I talked to Josh occasionally as well, and a couple of months into my sophomore year, he told me she was casually dating, but as far as he knew, there was nothing serious.

It hurt, but I realized that we were 1600 miles apart and we were living separate lives now. My life was in Texas and hers was in Rochester. I had made some good friends in Austin, and played regularly in a local band throughout college.

I also found a part-time job with a local construction company, and the boss, Jeff Mitchell, took a liking to me. When he found out I was a business major at UT, he told me to learn everything I could working with the crew, and I think he kept a pretty close watch, or had someone reporting on me, because at the beginning of my senior year he told me that if I wanted a job after graduation, it was mine. An office job, he said, laughing.

I found the gym on campus, and forced myself to use it. The exercise, the work outdoors, and a better diet, helped my skin clear up and inexplicably I shot up six inches during my junior year. Contacts helped too, and suddenly I had a lot more girls that seemed to be interested in me. I dated some, but no one really clicked.

Eventually, I graduated with a Bachelor's in Business Administration and a minor in music. I took the job with Mitchell Construction. One of the requirements was Jeff insisted on was that all his employees be bilingual. He hired local tutors, and they held classes right there at the office. I also kept up my gym time, even going to one of those local boxing gyms where I sparred a little, but mostly just worked out.

Life went on for about a year that way. Work, an occasional gig, hanging out. I had a few friends, and continued to casually date.

Then we - well, the company - was contacted about construction of a new development out in New Sweden, and my boss told me I'd be accompanying him to meet with the developer and the realtor.

It was a warm Tuesday afternoon when we all gathered in the developer's conference room. It was almost as nice as the one we had back at our office.

Bob (my boss) and I were there, and he introduced me to Frank Lewis, the developer, and his assistant, Sofía Peña.

I did a double take when I saw her. She was about 5'4", long black hair and dark eyes, and an unblemished tawny-gold complexion. Other than her body, which was exceptional - "C" breasts, great ass, and the defined, firm thighs and calves of a gymnast - her most striking feature was a perfect Aztec nose, which somehow fit her face perfectly.

I may be overdoing it a little, but truly, she was striking. After I managed to close my mouth and stutter a greeting, Bob introduced the two realtors. Walt Jeffries shook my hand, but the other realtor just stared at me. He was Hispanic, about 5'9", and I think I caught his name as Ray Gutiérrez.

After the meeting, I tried to catch up with Sofía, but I saw that Ray fellow opening the door for her, and he had his hand at the small of her back.

She turned to say something to him, and saw me, but I just headed in the other direction.

**********

It was a couple weeks later when Sofía called me to set up a follow-up meeting. I drove over and met her in her office.

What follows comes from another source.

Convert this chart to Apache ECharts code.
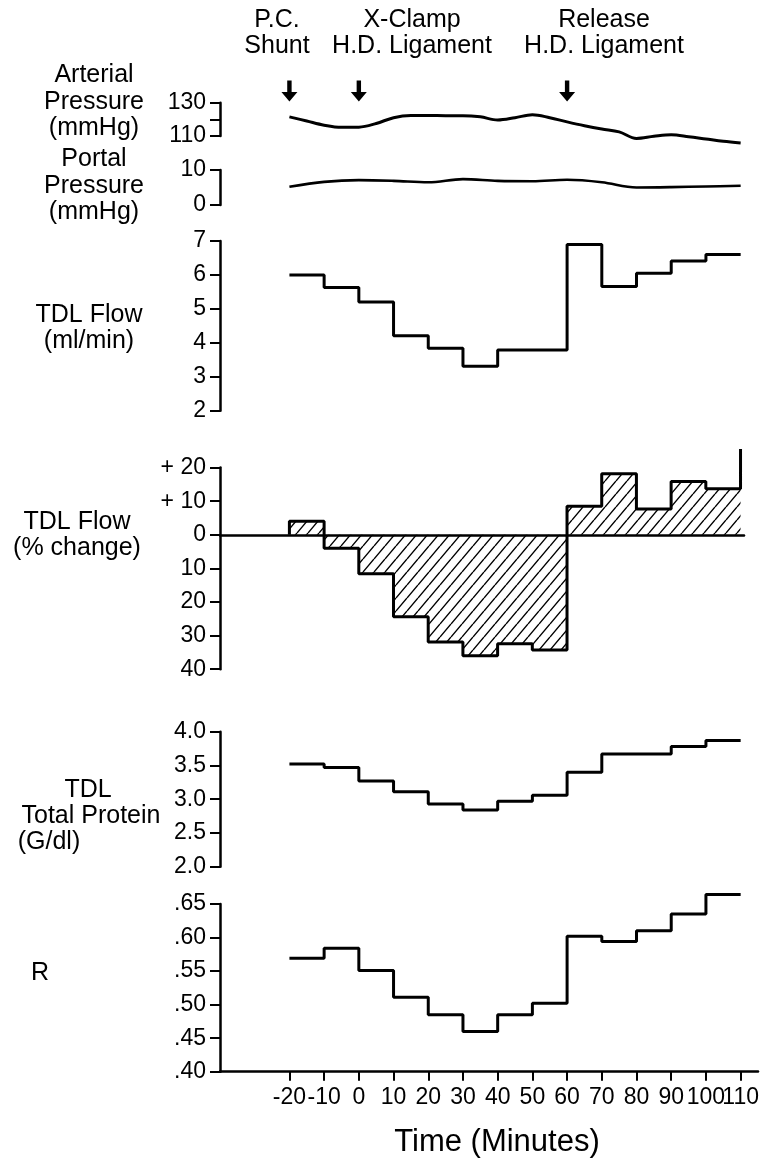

"No Ray?" I asked, apparently not as casually as I thought.

She smirked. "No, this is just about the construction. He doesn't need to know." The layers of meaning she put into that last sentence though. I just tried to focus through the rest of what she wanted to discuss.

After the meeting, I asked, "Sofía, before I make a fool of myself, is there anything going on with you and Ray? Tell me it's none of my business if you want, but I was thinking about asking you for a drink, and I don't want to get shot down."

I thought I was being clever. Boy, was I wrong.

She just said, "It's. None. Of. Your. Business." And held the door for me.

Wow, okay. "Fair enough," I said, and got up to leave.

As I was walking past her, she laid a hand on my arm. She gave me a sultry smile, and asked, "I thought you were going to ask me for a drink?"

I looked at her quizzically. "But I thought you just said..."

She stopped me. "I said, what I do with Ray is none of your business." Then she smiled again. "And what I do with you is none of HIS business."